**STATED EXERCISE**
Omit any picture, and return the remaining data exactly as written.

_____

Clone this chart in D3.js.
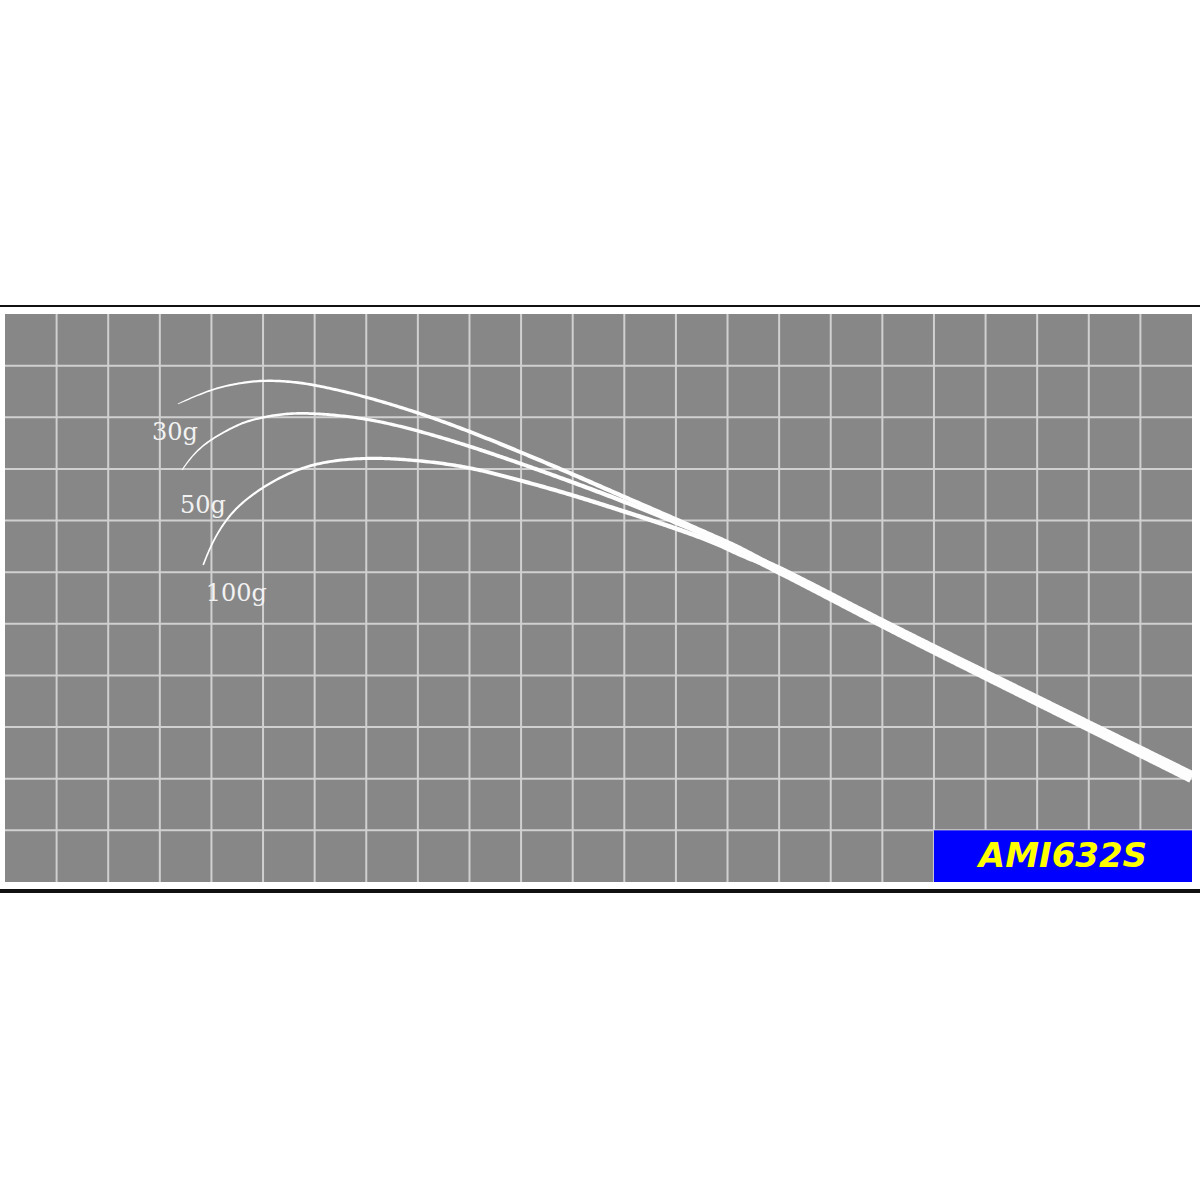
<!DOCTYPE html>
<html>
<head>
<meta charset="utf-8">
<script src="https://cdn.jsdelivr.net/npm/d3@7"></script>
<style>
  html, body { margin: 0; padding: 0; background: #fff; }
  svg { display: block; }
</style>
</head>
<body>
<div id="chart"></div>
<script>
// bend curves, in grid cells (x: 0..23 from left, y: 0..11 from top)
const curve30x = [3.35, 3.78, 4.17, 4.65, 5.08, 5.72, 6.36, 7.02, 7.98, 8.95, 9.98, 10.95, 11.92, 12.89, 13.86, 14.24, 15.01];
const curve30y = [1.74, 1.55, 1.41, 1.32, 1.28, 1.32, 1.45, 1.61, 1.90, 2.25, 2.67, 3.08, 3.51, 3.93, 4.36, 4.53, 4.95];

const curve50x = [3.43, 3.68, 4.03, 4.46, 4.75, 5.39, 6.05, 7.02, 7.98, 8.95, 9.98, 10.95, 11.92, 12.89, 13.86, 14.24, 15.01];
const curve50y = [3.02, 2.67, 2.40, 2.17, 2.05, 1.92, 1.92, 2.02, 2.25, 2.54, 2.89, 3.24, 3.60, 3.99, 4.40, 4.59, 4.95];

const curve100x = [3.84, 4.03, 4.36, 4.81, 5.39, 6.05, 7.02, 7.98, 8.95, 9.98, 10.95, 11.92, 12.89, 13.86, 14.24, 15.01];
const curve100y = [4.86, 4.38, 3.86, 3.47, 3.12, 2.87, 2.77, 2.83, 2.95, 3.22, 3.49, 3.80, 4.11, 4.46, 4.67, 4.95];

// butt section shared by all three curves
const tailX = [14.05, 15.01, 17.00, 18.94, 20.82, 23.0];
const tailY = [4.52, 4.95, 6.00, 6.96, 7.89, 8.97];

const loadLabels = ["30g", "50g", "100g"];
const labelX = [2.85, 3.39, 3.89];
const labelY = [2.44, 3.86, 5.56];

const modelName = "AMI632S";

const W = 1200, H = 1200;
const cols = 23, rows = 11;

const x = d3.scaleLinear().domain([0, cols]).range([5, 1192]);
const y = d3.scaleLinear().domain([0, rows]).range([314, 882]);

const svg = d3.select("#chart").append("svg")
  .attr("width", W)
  .attr("height", H);

// frame lines
svg.append("rect").attr("x", 0).attr("y", 305).attr("width", W).attr("height", 2).attr("fill", "#111");
svg.append("rect").attr("x", 0).attr("y", 889).attr("width", W).attr("height", 4).attr("fill", "#111");

// panel
svg.append("rect")
  .attr("x", x(0)).attr("y", y(0))
  .attr("width", x(cols) - x(0)).attr("height", y(rows) - y(0))
  .attr("fill", "#878787");

// grid
const grid = svg.append("g").attr("stroke", "#d0d0d0").attr("stroke-width", 2);
grid.selectAll("line.v")
  .data(d3.range(1, cols))
  .enter().append("line")
  .attr("class", "v")
  .attr("x1", d => x(d)).attr("x2", d => x(d))
  .attr("y1", y(0)).attr("y2", y(rows));
grid.selectAll("line.h")
  .data(d3.range(1, rows))
  .enter().append("line")
  .attr("class", "h")
  .attr("x1", x(0)).attr("x2", x(cols))
  .attr("y1", d => y(d)).attr("y2", d => y(d));

// rod curves: sample the smooth path and fill a band that widens toward the butt
const line = d3.line().x(d => x(d[0])).y(d => y(d[1])).curve(d3.curveBasis);
const band = d3.line().curve(d3.curveLinearClosed);
const tipWidth = px => 0.8 + 4 * Math.sqrt(Math.min(1.2, Math.max(0, (px - 180) / 560)));
const buttWidth = px => {
  const a = x(tailX[0]), b = x(tailX[1]), e = x(cols);
  return px < b ? 6 + 3 * (px - a) / (b - a) : 9 + 3 * (px - b) / (e - b);
};

function drawPiece(xs, ys, widthAt) {
  const pts = xs.map((v, i) => [v, ys[i]]);
  const tmp = svg.append("path").attr("d", line(pts)).attr("fill", "none");
  const node = tmp.node();
  const len = node.getTotalLength();
  const n = Math.ceil(len / 2);
  const samples = d3.range(n + 1).map(i => node.getPointAtLength(len * i / n));
  tmp.remove();
  const left = [], right = [];
  samples.forEach((p, i) => {
    const a = samples[Math.max(0, i - 1)], b = samples[Math.min(n, i + 1)];
    const dx = b.x - a.x, dy = b.y - a.y, d = Math.hypot(dx, dy) || 1;
    const nx = -dy / d, ny = dx / d, h = widthAt(p.x) / 2;
    left.push([p.x + nx * h, p.y + ny * h]);
    right.push([p.x - nx * h, p.y - ny * h]);
  });
  svg.append("path")
    .attr("d", band(left.concat(right.reverse())))
    .attr("fill", "#fdfdfd");
}

drawPiece(curve30x, curve30y, tipWidth);
drawPiece(curve50x, curve50y, tipWidth);
drawPiece(curve100x, curve100y, tipWidth);
drawPiece(tailX, tailY, buttWidth);

// load labels
svg.selectAll("text.load")
  .data(loadLabels)
  .enter().append("text")
  .attr("class", "load")
  .attr("x", (d, i) => x(labelX[i]))
  .attr("y", (d, i) => y(labelY[i]))
  .attr("font-family", "'DejaVu Serif', serif")
  .attr("font-size", 24)
  .attr("fill", "#f2f2f2")
  .text(d => d);

// keep the butt inside the panel
svg.append("rect").attr("x", x(cols)).attr("y", y(0)).attr("width", W - x(cols)).attr("height", y(rows) - y(0)).attr("fill", "#fff");

// model name box
svg.append("rect")
  .attr("x", x(18)).attr("y", y(10))
  .attr("width", x(cols) - x(18)).attr("height", y(rows) - y(10))
  .attr("fill", "#0000ff");

svg.append("text")
  .attr("x", (x(18) + x(cols)) / 2)
  .attr("y", y(10.7))
  .attr("text-anchor", "middle")
  .attr("font-family", "'DejaVu Sans', sans-serif")
  .attr("font-weight", "bold")
  .attr("font-style", "italic")
  .attr("font-size", 34)
  .attr("fill", "#ffff00")
  .text(modelName);
</script>
</body>
</html>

_____

**ANSWER**
Clone this chart in D3.js.
<!DOCTYPE html>
<html>
<head>
<meta charset="utf-8">
<script src="https://cdn.jsdelivr.net/npm/d3@7"></script>
<style>
  html, body { margin: 0; padding: 0; background: #fff; }
  svg { display: block; }
</style>
</head>
<body>
<div id="chart"></div>
<script>
// bend curves, in grid cells (x: 0..23 from left, y: 0..11 from top)
const curve30x = [3.35, 3.78, 4.17, 4.65, 5.08, 5.72, 6.36, 7.02, 7.98, 8.95, 9.98, 10.95, 11.92, 12.89, 13.86, 14.24, 15.01];
const curve30y = [1.74, 1.55, 1.41, 1.32, 1.28, 1.32, 1.45, 1.61, 1.90, 2.25, 2.67, 3.08, 3.51, 3.93, 4.36, 4.53, 4.95];

const curve50x = [3.43, 3.68, 4.03, 4.46, 4.75, 5.39, 6.05, 7.02, 7.98, 8.95, 9.98, 10.95, 11.92, 12.89, 13.86, 14.24, 15.01];
const curve50y = [3.02, 2.67, 2.40, 2.17, 2.05, 1.92, 1.92, 2.02, 2.25, 2.54, 2.89, 3.24, 3.60, 3.99, 4.40, 4.59, 4.95];

const curve100x = [3.84, 4.03, 4.36, 4.81, 5.39, 6.05, 7.02, 7.98, 8.95, 9.98, 10.95, 11.92, 12.89, 13.86, 14.24, 15.01];
const curve100y = [4.86, 4.38, 3.86, 3.47, 3.12, 2.87, 2.77, 2.83, 2.95, 3.22, 3.49, 3.80, 4.11, 4.46, 4.67, 4.95];

// butt section shared by all three curves
const tailX = [14.05, 15.01, 17.00, 18.94, 20.82, 23.0];
const tailY = [4.52, 4.95, 6.00, 6.96, 7.89, 8.97];

const loadLabels = ["30g", "50g", "100g"];
const labelX = [2.85, 3.39, 3.89];
const labelY = [2.44, 3.86, 5.56];

const modelName = "AMI632S";

const W = 1200, H = 1200;
const cols = 23, rows = 11;

const x = d3.scaleLinear().domain([0, cols]).range([5, 1192]);
const y = d3.scaleLinear().domain([0, rows]).range([314, 882]);

const svg = d3.select("#chart").append("svg")
  .attr("width", W)
  .attr("height", H);

// frame lines
svg.append("rect").attr("x", 0).attr("y", 305).attr("width", W).attr("height", 2).attr("fill", "#111");
svg.append("rect").attr("x", 0).attr("y", 889).attr("width", W).attr("height", 4).attr("fill", "#111");

// panel
svg.append("rect")
  .attr("x", x(0)).attr("y", y(0))
  .attr("width", x(cols) - x(0)).attr("height", y(rows) - y(0))
  .attr("fill", "#878787");

// grid
const grid = svg.append("g").attr("stroke", "#d0d0d0").attr("stroke-width", 2);
grid.selectAll("line.v")
  .data(d3.range(1, cols))
  .enter().append("line")
  .attr("class", "v")
  .attr("x1", d => x(d)).attr("x2", d => x(d))
  .attr("y1", y(0)).attr("y2", y(rows));
grid.selectAll("line.h")
  .data(d3.range(1, rows))
  .enter().append("line")
  .attr("class", "h")
  .attr("x1", x(0)).attr("x2", x(cols))
  .attr("y1", d => y(d)).attr("y2", d => y(d));

// rod curves: sample the smooth path and fill a band that widens toward the butt
const line = d3.line().x(d => x(d[0])).y(d => y(d[1])).curve(d3.curveBasis);
const band = d3.line().curve(d3.curveLinearClosed);
const tipWidth = px => 0.8 + 4 * Math.sqrt(Math.min(1.2, Math.max(0, (px - 180) / 560)));
const buttWidth = px => {
  const a = x(tailX[0]), b = x(tailX[1]), e = x(cols);
  return px < b ? 6 + 3 * (px - a) / (b - a) : 9 + 3 * (px - b) / (e - b);
};

function drawPiece(xs, ys, widthAt) {
  const pts = xs.map((v, i) => [v, ys[i]]);
  const tmp = svg.append("path").attr("d", line(pts)).attr("fill", "none");
  const node = tmp.node();
  const len = node.getTotalLength();
  const n = Math.ceil(len / 2);
  const samples = d3.range(n + 1).map(i => node.getPointAtLength(len * i / n));
  tmp.remove();
  const left = [], right = [];
  samples.forEach((p, i) => {
    const a = samples[Math.max(0, i - 1)], b = samples[Math.min(n, i + 1)];
    const dx = b.x - a.x, dy = b.y - a.y, d = Math.hypot(dx, dy) || 1;
    const nx = -dy / d, ny = dx / d, h = widthAt(p.x) / 2;
    left.push([p.x + nx * h, p.y + ny * h]);
    right.push([p.x - nx * h, p.y - ny * h]);
  });
  svg.append("path")
    .attr("d", band(left.concat(right.reverse())))
    .attr("fill", "#fdfdfd");
}

drawPiece(curve30x, curve30y, tipWidth);
drawPiece(curve50x, curve50y, tipWidth);
drawPiece(curve100x, curve100y, tipWidth);
drawPiece(tailX, tailY, buttWidth);

// load labels
svg.selectAll("text.load")
  .data(loadLabels)
  .enter().append("text")
  .attr("class", "load")
  .attr("x", (d, i) => x(labelX[i]))
  .attr("y", (d, i) => y(labelY[i]))
  .attr("font-family", "'DejaVu Serif', serif")
  .attr("font-size", 24)
  .attr("fill", "#f2f2f2")
  .text(d => d);

// keep the butt inside the panel
svg.append("rect").attr("x", x(cols)).attr("y", y(0)).attr("width", W - x(cols)).attr("height", y(rows) - y(0)).attr("fill", "#fff");

// model name box
svg.append("rect")
  .attr("x", x(18)).attr("y", y(10))
  .attr("width", x(cols) - x(18)).attr("height", y(rows) - y(10))
  .attr("fill", "#0000ff");

svg.append("text")
  .attr("x", (x(18) + x(cols)) / 2)
  .attr("y", y(10.7))
  .attr("text-anchor", "middle")
  .attr("font-family", "'DejaVu Sans', sans-serif")
  .attr("font-weight", "bold")
  .attr("font-style", "italic")
  .attr("font-size", 34)
  .attr("fill", "#ffff00")
  .text(modelName);
</script>
</body>
</html>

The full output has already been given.